Can she be considered as a legally adopted child? The reason why I am asking is because the conjugal property of my grandparents are now being claimed by their relatives, and according to them my mother is not entitled to any share of the legitime as she is not a legally adopted child of my grandparents. But my grandfather left a will prior to his demise bequeathing all their properties to my mother. Can my mother be considered as a rightful heir? Your guidance will be highly appreciated.

Dear ME,
In the situation that you have presented, we submit that your mother cannot be considered as a legally adopted child. First and foremost, we want to emphasize that there is no such thing as adoption by prescription. Accordingly, even if your mother was under the care of your alleged grandparents, that she has long presented herself as their daughter, and that all her records appear under their names, such will not suffice to declare her as a legally adopted child.

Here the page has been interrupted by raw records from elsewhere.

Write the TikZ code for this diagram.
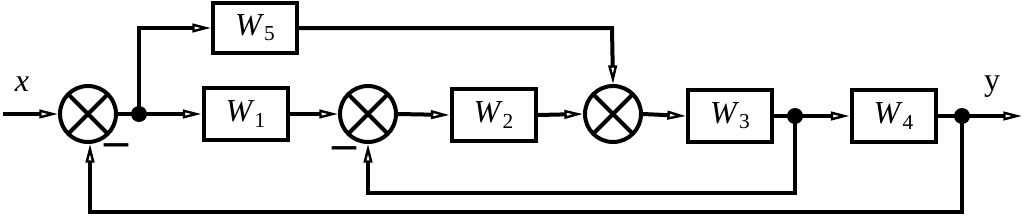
\documentclass[tikz,border=0pt]{standalone}
\usepackage{fontspec}
\setmainfont{Liberation Serif}
\usetikzlibrary{arrows.meta}
\begin{document}
\begin{tikzpicture}[x=0.75pt,y=-0.75pt,
  line width=3pt,
  ar/.style={-{Triangle[open,length=14pt,width=6.5pt,line width=1.8pt]}},
  blk/.style={draw,line width=3pt,minimum width=63pt,minimum height=38.5pt,inner sep=0pt,
    font=\fontsize{24}{28}\selectfont},
  summ/.style={draw,circle,line width=3pt,minimum size=42pt,inner sep=0pt,
    path picture={\draw[line width=3pt] (path picture bounding box.north west)--(path picture bounding box.south east)
      (path picture bounding box.north east)--(path picture bounding box.south west);}},
  dot/.style={circle,fill,inner sep=0pt,minimum size=12pt},
  lbl/.style={font=\fontsize{24}{28}\selectfont,inner sep=0pt},
  minus/.style={font=\fontsize{36}{38}\selectfont\bfseries,inner sep=0pt}]
\useasboundingbox (0,0) rectangle (1024,215);
\newcommand{\Wl}[1]{\textit{W}\raisebox{-0.35ex}{\fontsize{16}{18}\selectfont #1}}
% summing junctions
\node[summ] (s1) at (88,114) {};
\node[summ] (s2) at (368,114) {};
\node[summ] (s3) at (613,114) {};
% blocks
\node[blk] (w1) at (245.5,114) {\Wl{1}};
\node[blk] (w2) at (493.5,115) {\Wl{2}};
\node[blk] (w3) at (730,116) {\Wl{3}};
\node[blk] (w4) at (893.5,116) {\Wl{4}};
\node[blk,minimum height=37.5pt] (w5) at (255,28) {\Wl{5}};
% branch dots
\node[dot] (d1) at (139,114) {};
\node[dot] (d2) at (795,116) {};
\node[dot] (d3) at (962,116) {};
% ends and corners
\coordinate (in) at (3,114);
\coordinate (out) at (1022,116);
\coordinate (c5a) at (139,28);
\coordinate (c5b) at (612,28);
\coordinate (f1a) at (795,193);
\coordinate (f1b) at (368,193);
\coordinate (f2a) at (962,212);
\coordinate (f2b) at (90,212);
% labels
\node[lbl] (lx) at (22,84) {\textit{x}};
\node[lbl] (ly) at (992,87) {y};
\node[minus] (m1) at (116,150) {–};
\node[minus] (m2) at (344,153) {–};
% main path
\draw[ar] (in) -- (s1.west);
\draw (s1.east) -- (d1.center);
\draw[ar] (d1.center) -- (w1.west);
\draw[ar] (w1.east) -- (s2.west);
\draw[ar] (s2.east) -- (w2.west);
\draw[ar] (w2.east) -- (s3.west);
\draw[ar] (s3.east) -- (w3.west);
\draw (w3.east) -- (d2.center);
\draw[ar] (d2.center) -- (w4.west);
\draw (w4.east) -- (d3.center);
\draw[ar] (d3.center) -- (out);
% W5 branch
\draw[ar] (d1.center) -- (c5a) -- (w5.west);
\draw[ar] (w5.east) -- (c5b) -- (s3.north);
% feedbacks
\draw[ar] (d2.center) -- (f1a) -- (f1b) -- (s2.south);
\draw[ar] (d3.center) -- (f2a) -- (f2b) -- (f2b |- s1.south);
\end{tikzpicture}
\end{document}
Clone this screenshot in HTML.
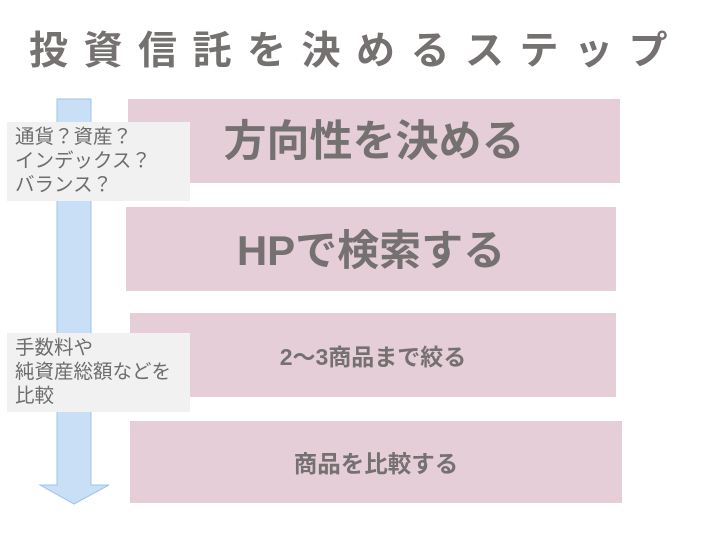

It is necessary that your mother and your alleged grandparents have undergone the process of adoption and that a competent court has declared her to have been legally adopted by her qualified adoptive parents. Absent these, their relationship remains to only be that of aunt-and-niece and uncle-in-law-and-niece.
Insofar as your mother’s right over the properties of her aunt and uncle-in-law is concerned, the claim of the latter’s relatives that your mother is not entitled to a legitime is correct. Legitime, as defined under the law, “is that part of the testator’s property which he cannot dispose of because the law has reserved it for certain heirs who are, therefore, called compulsory heirs” (Article 886, New Civil Code of the Philippines). Pursuant to Article 887 of the said Code, only the following are compulsory heirs: (1) Legitimate children and descendants, with respect to their legitimate parents and ascendants; (2) In default of the foregoing, legitimate parents and ascendants, with respect to their legitimate children and descendants; (3) The widow or widower; (4) Acknowledged natural children, and natural children by legal fiction; (5) Other illegitimate children referred to in Article 287. Since your mother is only the niece of the decedents, she is not considered as one of their compulsory heirs, and thus, not entitled to any legitime.

However, as a devisee or legatee, your mother is entitled to receive the properties left by her uncle. It bears stressing that her uncle executed a last will and testament bequeathing in her favor those properties. Accordingly, the provisions thereof must be enforced. It is only essential that her uncle had no compulsory heir living at the time of his demise and that your mother did not predeceased him. Should there be a compulsory heir living at the time of his demise, only the properties which form part of the free portion of his estate may be transmitted to your mother, in accordance with the provisions of Section 5, Chapter 2, Title IV of the New Civil Code of the Philippines.

We hope that we were able to answer your queries. Please be reminded that this advice is based solely on the facts you have narrated and our appreciation of the same. Our opinion may vary when other facts are changed or elaborated.